Eliminating Interference in LOS Massive Multi-User MIMO with a Few Transceivers

Wireless cellular communication networks are bandwidth and interference limited. An important means to overcome these resource limitations is the use of multiple antennas. Base stations equipped with a very large (massive) number of antennas have been the focus of recent research. A bottleneck in such systems is the limited number of transmit/receive chains. In this work, a line-of-sight (LOS) channel model is considered. It is shown that for a given number of interferers, it suffices that the number of transmit/receive chains exceeds the number of desired users by one, assuming a sufficiently large antenna array.

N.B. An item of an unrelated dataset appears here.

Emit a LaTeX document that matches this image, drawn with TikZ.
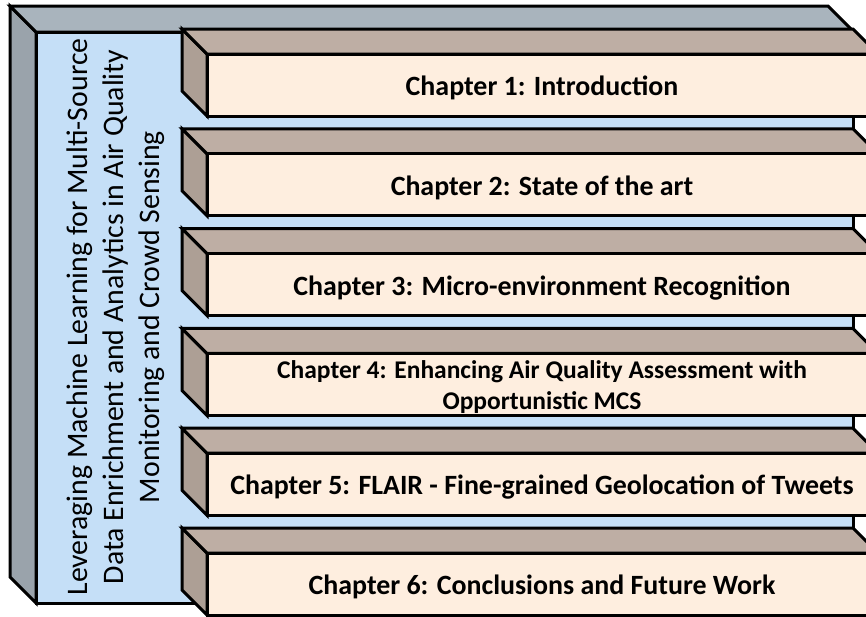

From a theoretical point of view, this is the first result proving the near-optimal performance of antenna selection, even when the total number of signals (desired and interfering) is larger than the number of receive chains. Specifically, a single additional chain suffices to reduce the interference to any desired level. We prove that using the proposed selection, a simple linear receiver/transmitter for the uplink/downlink provides near-optimal rates. In particular, in the downlink direction, there is no need for complicated dirty paper coding; each user can use an optimal code for a single user interference-free channel. In the uplink direction, there is almost no gain in implementing joint decoding. The proposed approach is also a significant improvement both from system and computational perspectives. Simulation results demonstrating the performance of the proposed method are provided.